## SOURCE EXCERPT
★ ★ ★ ★ ★

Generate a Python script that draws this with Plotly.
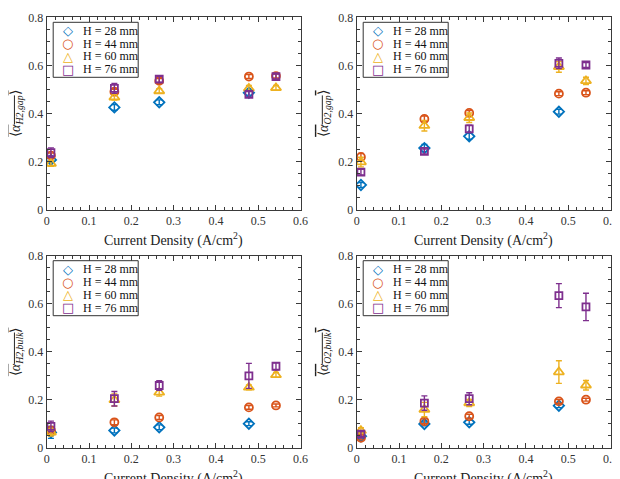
import plotly.graph_objects as go

# ---------------- data ----------------
x_all = [0.01, 0.16, 0.266, 0.478, 0.542]
x_28 = [0.01, 0.16, 0.266, 0.478]

series_names = ["H = 28 mm", "H = 44 mm", "H = 60 mm", "H = 76 mm"]

# Panel 1: <alpha_H2,gap>
h2gap_28 = [0.208, 0.426, 0.447, 0.487]
h2gap_44 = [0.226, 0.491, 0.536, 0.554, 0.556]
h2gap_60 = [0.193, 0.468, 0.494, 0.505, 0.507]
h2gap_76 = [0.238, 0.505, 0.543, 0.480, 0.554]
h2gap_28_err = [0.010, 0.012, 0.010, 0.010]
h2gap_44_err = [0.010, 0.010, 0.010, 0.008, 0.008]
h2gap_60_err = [0.012, 0.012, 0.010, 0.012, 0.010]
h2gap_76_err = [0.020, 0.020, 0.012, 0.012, 0.010]

# Panel 2: <alpha_O2,gap>
o2gap_28 = [0.104, 0.257, 0.306, 0.408]
o2gap_44 = [0.220, 0.378, 0.403, 0.483, 0.487]
o2gap_60 = [0.199, 0.350, 0.383, 0.594, 0.536]
o2gap_76 = [0.157, 0.243, 0.337, 0.609, 0.602]
o2gap_28_err = [0.010, 0.015, 0.012, 0.010]
o2gap_44_err = [0.015, 0.012, 0.010, 0.008, 0.008]
o2gap_60_err = [0.020, 0.022, 0.020, 0.022, 0.015]
o2gap_76_err = [0.012, 0.010, 0.015, 0.022, 0.010]

# Panel 3: <alpha_H2,bulk>
h2bulk_28 = [0.065, 0.073, 0.086, 0.101]
h2bulk_44 = [0.073, 0.107, 0.127, 0.169, 0.177]
h2bulk_60 = [0.065, 0.200, 0.231, 0.252, 0.304]
h2bulk_76 = [0.090, 0.205, 0.260, 0.300, 0.340]
h2bulk_28_err = [0.025, 0.010, 0.010, 0.008]
h2bulk_44_err = [0.008, 0.010, 0.008, 0.008, 0.006]
h2bulk_60_err = [0.015, 0.025, 0.015, 0.010, 0.010]
h2bulk_76_err = [0.022, 0.030, 0.020, 0.052, 0.015]

# Panel 4: <alpha_O2,bulk>
o2bulk_28 = [0.049, 0.100, 0.107, 0.176]
o2bulk_44 = [0.042, 0.111, 0.132, 0.194, 0.201]
o2bulk_60 = [0.072, 0.160, 0.187, 0.316, 0.261]
o2bulk_76 = [0.058, 0.187, 0.205, 0.634, 0.587]
o2bulk_28_err = [0.008, 0.008, 0.008, 0.008]
o2bulk_44_err = [0.008, 0.010, 0.008, 0.008, 0.006]
o2bulk_60_err = [0.012, 0.030, 0.015, 0.047, 0.020]
o2bulk_76_err = [0.010, 0.030, 0.025, 0.050, 0.057]

x_ticks = [0, 0.1, 0.2, 0.3, 0.4, 0.5, 0.6]
x_tick_labels = ["0", "0.1", "0.2", "0.3", "0.4", "0.5", "0.6"]
y_ticks = [0, 0.2, 0.4, 0.6, 0.8]
y_tick_labels = ["0", "0.2", "0.4", "0.6", "0.8"]

x_title = "Current Density (A/cm<sup>2</sup>)"
y_subscripts = ["H2,gap", "O2,gap", "H2,bulk", "O2,bulk"]

panels = [
    ([h2gap_28, h2gap_44, h2gap_60, h2gap_76], [h2gap_28_err, h2gap_44_err, h2gap_60_err, h2gap_76_err]),
    ([o2gap_28, o2gap_44, o2gap_60, o2gap_76], [o2gap_28_err, o2gap_44_err, o2gap_60_err, o2gap_76_err]),
    ([h2bulk_28, h2bulk_44, h2bulk_60, h2bulk_76], [h2bulk_28_err, h2bulk_44_err, h2bulk_60_err, h2bulk_76_err]),
    ([o2bulk_28, o2bulk_44, o2bulk_60, o2bulk_76], [o2bulk_28_err, o2bulk_44_err, o2bulk_60_err, o2bulk_76_err]),
]

# ---------------- styles ----------------
colors = ["#0072BD", "#D95319", "#EDB120", "#7E2F8E"]
symbols = ["diamond-open", "circle-open", "triangle-up-open", "square-open"]
legend_glyphs = ["\u25c7", "\u25cb", "\u25b3", "\u25a1"]
sizes = [8, 8, 9, 7]
FONT = "Liberation Serif"
AXC = "#3a3a3a"

OFF = 8  # default page body margin
W, H = 620 - OFF, 479 - OFF
px_left = [46.7 - OFF, 356.7 - OFF]
px_right = [300.5 - OFF, 610.5 - OFF]
px_top = [17.3 - OFF, 255.7 - OFF]
px_bot = [210.0 - OFF, 448.0 - OFF]
xdom = [[px_left[c] / W, px_right[c] / W] for c in range(2)]
ydom = [[1 - px_bot[r] / H, 1 - px_top[r] / H] for r in range(2)]

fig = go.Figure()

for p, (ys, errs) in enumerate(panels):
    ax = "" if p == 0 else str(p + 1)
    for s in range(4):
        xs = x_28 if s == 0 else x_all
        fig.add_trace(go.Scatter(
            x=xs, y=ys[s], mode="markers", name=series_names[s],
            xaxis="x" + ax, yaxis="y" + ax, showlegend=False,
            marker=dict(symbol=symbols[s], size=sizes[s], color=colors[s],
                        line=dict(width=1.8, color=colors[s])),
            error_y=dict(type="data", array=errs[s], visible=True,
                         color=colors[s], thickness=1.4, width=3),
        ))

layout = dict(
    width=W, height=H, margin=dict(l=0, r=0, t=0, b=0),
    paper_bgcolor="white", plot_bgcolor="white",
    font=dict(family=FONT, color="#262626", size=12),
    showlegend=False,
)

shapes = []
annotations = []

for p in range(4):
    col = p % 2
    row = p // 2
    ax = "" if p == 0 else str(p + 1)
    layout["xaxis" + ax] = dict(
        domain=xdom[col], anchor="y" + ax, range=[0, 0.6], automargin=False,
        tickvals=x_ticks, ticktext=x_tick_labels,
        ticks="inside", ticklen=5, tickcolor=AXC, tickwidth=1,
        minor=dict(dtick=0.02, ticks="inside", ticklen=3, tickcolor=AXC, tickwidth=1, showgrid=False),
        showline=True, linecolor=AXC, linewidth=1, mirror="ticks",
        showgrid=False, zeroline=False,
        tickfont=dict(family=FONT, size=12, color="#333"),
    )
    yt = ("<span style=\"text-decoration:overline\">\u27e8<i>\u03b1</i><sub><i>" +
          y_subscripts[p] + "</i></sub>\u27e9</span>")
    layout["yaxis" + ax] = dict(
        domain=ydom[row], anchor="x" + ax, range=[0, 0.8], automargin=False,
        tickvals=y_ticks, ticktext=y_tick_labels,
        ticks="inside", ticklen=5, tickcolor=AXC, tickwidth=1,
        minor=dict(dtick=0.05, ticks="inside", ticklen=3, tickcolor=AXC, tickwidth=1, showgrid=False),
        showline=True, linecolor=AXC, linewidth=1, mirror="ticks",
        showgrid=False, zeroline=False,
        tickfont=dict(family=FONT, size=12, color="#333"),
        title=dict(text=yt, font=dict(family=FONT, size=14, color="#222"), standoff=6),
    )
    L = px_left[col]
    R = px_right[col]
    T = px_top[row]
    B = px_bot[row]
    # x-axis title
    annotations.append(dict(xref="paper", yref="paper", x=(L + R) / 2 / W, y=1 - (B + 18) / H,
                            text=x_title, showarrow=False, xanchor="center", yanchor="top",
                            font=dict(family=FONT, size=14, color="#222")))
    # legend box drawn as shape + text entries
    shapes.append(dict(type="rect", xref="paper", yref="paper",
                       x0=(L + 6.5) / W, x1=(L + 91.5) / W,
                       y0=1 - (T + 60) / H, y1=1 - (T + 5) / H,
                       line=dict(color="#333", width=1), fillcolor="white", layer="above"))
    for s in range(4):
        yc = 1 - (T + 13.5 + 12.8 * s) / H
        annotations.append(dict(xref="paper", yref="paper", x=(L + 21) / W, y=yc,
                                text=legend_glyphs[s], showarrow=False, xanchor="center", yanchor="middle",
                                font=dict(family="DejaVu Sans", size=13, color=colors[s], weight="bold")))
        annotations.append(dict(xref="paper", yref="paper", x=(L + 34) / W, y=yc,
                                text=series_names[s], showarrow=False, xanchor="left", yanchor="middle",
                                font=dict(family=FONT, size=12, color="#111")))

layout["shapes"] = shapes
layout["annotations"] = annotations
fig.update_layout(**layout)
fig.write_html("out.html")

★ ★ ★ ★ ★

## PROBLEM REQUIREMENTS
Write out again exactly the lines from the start of the data above through the line containing "h2gap_76_err = [0.020, 0.020, 0.012, 0.012, 0.010]", inclusive, excluding any pictures.

## SOLUTION TO THIS TASK
Generate a Python script that draws this with Plotly.
import plotly.graph_objects as go

# ---------------- data ----------------
x_all = [0.01, 0.16, 0.266, 0.478, 0.542]
x_28 = [0.01, 0.16, 0.266, 0.478]

series_names = ["H = 28 mm", "H = 44 mm", "H = 60 mm", "H = 76 mm"]

# Panel 1: <alpha_H2,gap>
h2gap_28 = [0.208, 0.426, 0.447, 0.487]
h2gap_44 = [0.226, 0.491, 0.536, 0.554, 0.556]
h2gap_60 = [0.193, 0.468, 0.494, 0.505, 0.507]
h2gap_76 = [0.238, 0.505, 0.543, 0.480, 0.554]
h2gap_28_err = [0.010, 0.012, 0.010, 0.010]
h2gap_44_err = [0.010, 0.010, 0.010, 0.008, 0.008]
h2gap_60_err = [0.012, 0.012, 0.010, 0.012, 0.010]
h2gap_76_err = [0.020, 0.020, 0.012, 0.012, 0.010]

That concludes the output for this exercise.